Often, I hear folks dreading their children heading into the teenage years. They are so anxious and scared; they’ll tell me how they just know their teen is going to hate them and never listen to anything they are told. The coming years look like a dark cloud that doesn’t seem to have an end.
Having worked in student ministry for 20+ years before becoming the campus pastor at Seacoast’s Asheville Campus, I know how many parents feel. But, as my own three children headed into those teenage years, I was incredibly excited. You see, these are some of the best years you will ever have as a parent. And how you view them can make all the difference. Here are a few things that have helped me raise incredible teens who love their parents and the Lord.
Assume the Best and Refuse the Traditional Narrative
You are the parent. You get to set the tone in your house. If you’re assuming the worst in every situation, you’re setting an expectation of how everyone should act. Parenting is a 24/7 job. There are no days off. Seeing your teen in a positive light and believing the best about them will set an atmosphere in your home that they will notice. It can help create teens who love to be home and with their parents. I’m an optimist by nature, so this comes pretty easy to me, but it can be done by anyone.
Invest the Time
I read a stat recently that said 95% of the time you will have with your children during your lifetime occurs between the ages of 0 – 18. That means once they become an adult, you will only have 5% left. So, this time with our teens in our homes is critical in preparing them for their next step in life.
I know we often want to build our careers and move up some sort of ladder, but I don’t think it can come at the detriment of time with your teen. Do whatever it takes to make it to the games and to the fine arts performances. Be there for their first date and the second date and stay up till they get home. Be available to talk about all the things with them, all the time. You can catch up on sleep later.
Seeing your teen in a positive light and believing the best about them will set an atmosphere in your home that they will notice.

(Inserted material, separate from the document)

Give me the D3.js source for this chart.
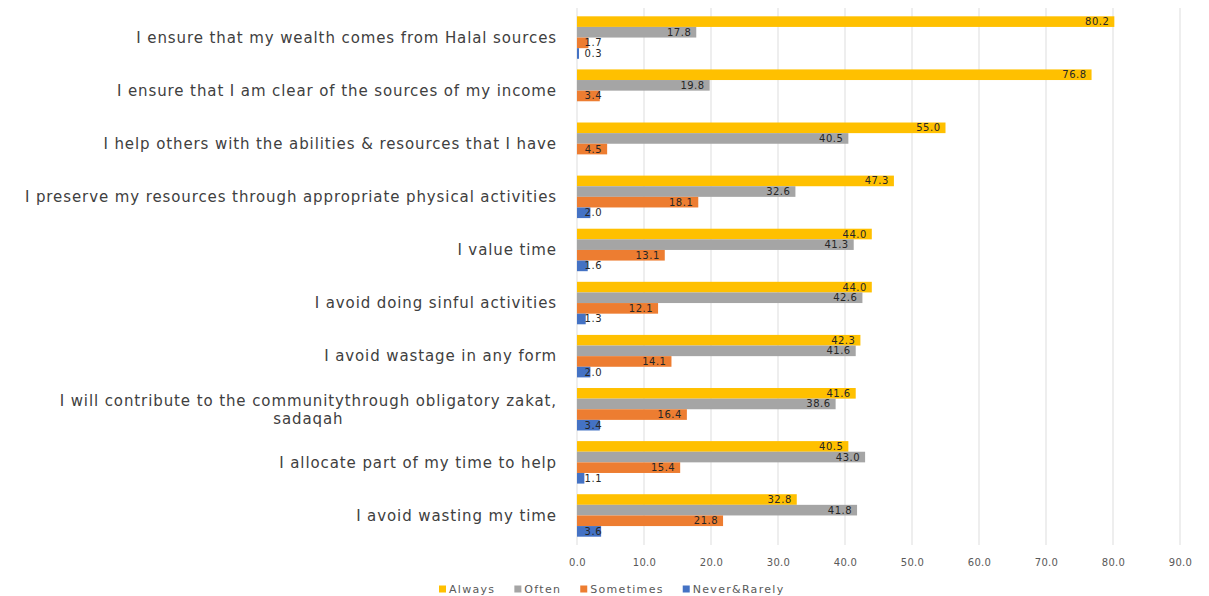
<!DOCTYPE html>
<html>
<head>
<meta charset="utf-8">
<script src="https://cdn.jsdelivr.net/npm/d3@7"></script>
<style>
  html, body { margin: 0; padding: 0; background: #ffffff; }
  svg { display: block; }
</style>
</head>
<body>
<svg id="chart" width="1209" height="596"></svg>
<script>
// Survey statements (top to bottom)
const categories = [
  "I ensure that my wealth comes from Halal sources",
  "I ensure that I am clear of the sources of my income",
  "I help others with the abilities & resources that I have",
  "I preserve my resources through appropriate physical activities",
  "I value time",
  "I avoid doing sinful activities",
  "I avoid wastage in any form",
  "I will contribute to the communitythrough obligatory zakat,|sadaqah",
  "I allocate part of my time to help",
  "I avoid wasting my time"
];

const seriesNames = ["Always", "Often", "Sometimes", "Never&Rarely"];

// Percentages per statement
const always    = [80.2, 76.8, 55.0, 47.3, 44.0, 44.0, 42.3, 41.6, 40.5, 32.8];
const often     = [17.8, 19.8, 40.5, 32.6, 41.3, 42.6, 41.6, 38.6, 43.0, 41.8];
const sometimes = [1.7, 3.4, 4.5, 18.1, 13.1, 12.1, 14.1, 16.4, 15.4, 21.8];
const never     = [0.3, 0.0, 0.0, 2.0, 1.6, 1.3, 2.0, 3.4, 1.1, 3.6];

const xTicks = [0, 10, 20, 30, 40, 50, 60, 70, 80, 90];

const seriesValues = [always, often, sometimes, never];
const colors = ["#FFC000", "#A5A5A5", "#ED7D31", "#4472C4"];

const svg = d3.select("#chart");
const fontFamily = "'DejaVu Sans', sans-serif";

const x = d3.scaleLinear().domain([0, 90]).range([577, 1180]);
const y = d3.scaleBand().domain(d3.range(categories.length)).range([11, 542])
  .paddingInner(0.2).paddingOuter(0.1);
const ySub = d3.scaleBand().domain(d3.range(seriesNames.length)).range([0, y.bandwidth()]);

// vertical gridlines
svg.append("g")
  .selectAll("line")
  .data(xTicks)
  .join("line")
  .attr("x1", d => x(d)).attr("x2", d => x(d))
  .attr("y1", 8).attr("y2", 545)
  .attr("stroke", "#DDDDDD")
  .attr("stroke-width", 1);

// x axis labels
const axis = svg.append("g")
  .attr("transform", "translate(0,556)")
  .call(d3.axisBottom(x).tickValues(xTicks).tickFormat(d3.format(".1f")).tickSize(0));
axis.select(".domain").remove();
axis.selectAll("text")
  .attr("font-family", fontFamily)
  .attr("font-size", 10)
  .attr("letter-spacing", 0.3)
  .attr("fill", "#595959");

// bars
const rows = categories.map((c, i) => ({
  i,
  vals: seriesValues.map((arr, s) => ({ s, v: arr[i] }))
}));

const groups = svg.append("g")
  .selectAll("g")
  .data(rows)
  .join("g")
  .attr("transform", d => `translate(0,${y(d.i)})`);

groups.selectAll("rect")
  .data(d => d.vals)
  .join("rect")
  .attr("x", x(0))
  .attr("y", d => ySub(d.s))
  .attr("width", d => x(d.v) - x(0))
  .attr("height", ySub.bandwidth())
  .attr("fill", d => colors[d.s]);

// value labels at the inner end of each bar
groups.selectAll("text")
  .data(d => d.vals.filter(e => e.v > 0))
  .join("text")
  .attr("x", d => Math.max(x(d.v) - 5, x(0) + 25))
  .attr("y", d => ySub(d.s) + ySub.bandwidth() / 2)
  .attr("dy", "0.35em")
  .attr("text-anchor", "end")
  .attr("font-family", fontFamily)
  .attr("font-size", 10)
  .attr("letter-spacing", 0.5)
  .attr("fill", "#262626")
  .text(d => d3.format(".1f")(d.v));

// category labels
const labelRight = 557;
const catG = svg.append("g");
categories.forEach((c, i) => {
  const lines = c.split("|");
  const cy = y(i) + y.bandwidth() / 2;
  const t = catG.append("text")
    .attr("font-family", fontFamily)
    .attr("font-size", 15)
    .attr("letter-spacing", 0.9)
    .attr("fill", "#404040");
  if (lines.length === 1) {
    t.attr("x", labelRight).attr("y", cy).attr("dy", "0.35em")
      .attr("text-anchor", "end").text(c);
  } else {
    t.attr("text-anchor", "middle");
    const spans = lines.map((ln, k) => t.append("tspan")
      .attr("y", cy + (k - (lines.length - 1) / 2) * 18)
      .attr("dy", "0.35em")
      .text(ln));
    const w = d3.max(spans, s => s.node().getComputedTextLength());
    spans.forEach(s => s.attr("x", labelRight - w / 2));
  }
});

// legend
const legend = svg.append("g").attr("transform", "translate(0,589)");
let lx = 439;
seriesNames.forEach((name, s) => {
  const g = legend.append("g").attr("transform", `translate(${lx},0)`);
  g.append("rect").attr("x", 0).attr("y", -3.5).attr("width", 7).attr("height", 7)
    .attr("fill", colors[s]);
  const t = g.append("text").attr("x", 10).attr("y", 0).attr("dy", "0.35em")
    .attr("font-family", fontFamily).attr("font-size", 11).attr("letter-spacing", 1.3)
    .attr("fill", "#595959")
    .text(name);
  lx += 10 + t.node().getComputedTextLength() + 19;
});
</script>
</body>
</html>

When my oldest son was seven, I came up with the plan to take each of my three kids on an individual trip before their senior year. Each would get to pick where (within financial reason). For 10 years, my oldest son and I talked, dreamed, and prepared. Two years ago, we took a 7,000-mile road trip out West, camping and hiking the Narrows in Zion National Park, seeing Half Dome in Yosemite, and going all the way to California to put our feet in the Pacific Ocean. We had some great conversations and made memories we will never forget.
And just last week, my daughter and I returned from her trip. She wanted to go to Walt Disney World to ride all the incredible rides and eat the amazing food. Now, I’ve got about four more years before my youngest son and I take his trip, but we are already planning! Quality time is so important. If you can, plan something for you both to look forward to. Enjoy tightening those relationships with your teen.
It hasn’t been easy or always rosy, but I can say with confidence, it really can be wonderful. Raising teens has been my favorite part of parenting so far.